Myah immersed herself in LCCC’s athletic offerings, playing volleyball and basketball. And in 2020 she graduated – debt-free – with her associate of arts degree and a short-term certificate in general business administration.
“I wanted to be financially stable throughout life and student loans are a huge financial burden,” she says.
Her parents are familiar with that burden.
“Myah listened to me and her mom,” Stephen says. “We both have some student loans and we’ve always been open and talked to her about finances and about the importance of remaining as debt free as possible.”
Stephen added that with LCCC, the opportunity to do that was “literally right around the corner.”
Advancing his career
In 2020, Myah transferred to Baldwin Wallace and began working toward her bachelor’s degree and then her master’s in business and accounting. And as she did, her father was enrolling in yet another University Partnership program – this time to earn his Master of Business Administration from Lake Erie College.

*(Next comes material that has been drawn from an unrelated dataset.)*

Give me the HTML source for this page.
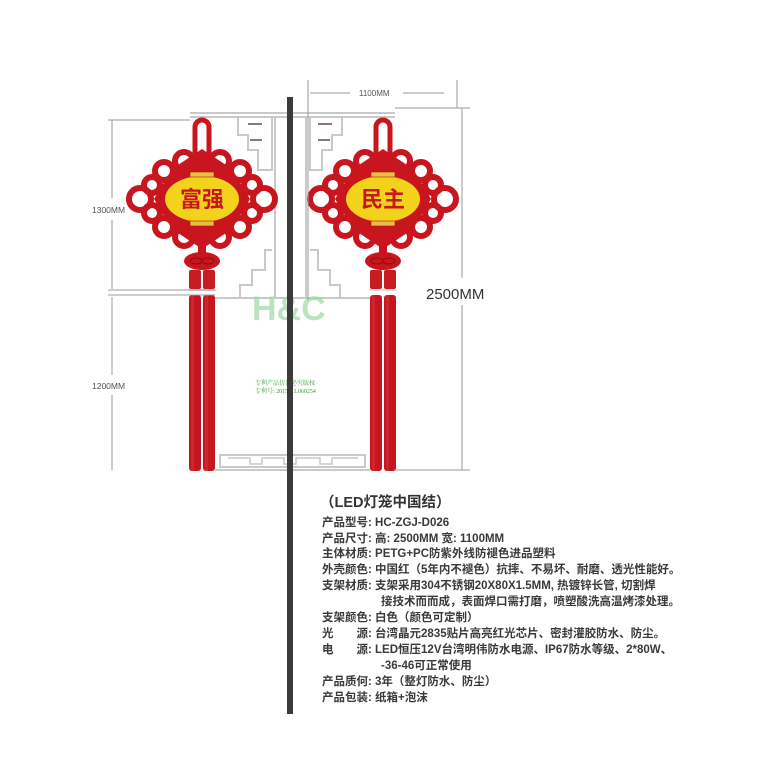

After attending a family member’s commencement ceremony and seeing the master’s degree candidates march across the stage in their signatory hooded regalia, he knew a master’s degree was in his future too. And earning that degree, as well as those earned prior, has directly impacted his job at Ford.
“Having advanced degrees has increased my management skills, technical thinking and has given me the opportunity to advance in my career,” Stephen says.
The most recent opportunity came when Stephen, now a Process Coach who supervises three production lines and a maintenance team, was asked to become a representative for Ford’s Joint Apprenticeship Committee. In this role, Stephen will guide new apprentices through the program, which will likely bring him back to LCCC. He’ll act as a liaison between LCCC faculty, The International Brotherhood of Electrical Workers (I.B.E.W), and Ford to make sure the apprenticeship courses align with the company’s evolving needs.
“My name came up as an electrician, but I think my education helped confirm that I would be able to serve in that capacity,” he says.
Making the right decision
While Stephen will be on the LCCC campus often as part of the Joint Apprenticeship Committee, he will not be here for the May 13th commencement ceremony where he’ll earn his Master of Business Administration from Lake Erie College. Instead, Stephen will be at Baldwin Wallace University watching as his youngest earn her master’s degree.
“I think I made the right decision,” he says of missing his own ceremony.
Something Stephen, and Myah, will never miss is an opportunity to share their experiences and encouragement with their own generations. Stephen is quick to say, “it’s never too late.”
“I would tell anybody even thinking about continuing their education, to jump in there and go for it,” he says. “There’s never an ideal time to start school, but take one step at a time and you can get it done.”
As for Myah, she has a message of grace for her generation.
“You’re doing fine; stop stressing,” she says. “You’re on the right path, doing what you should be doing. As long as you’re moving your education forward – in whatever way is right for you – you’re doing fine.”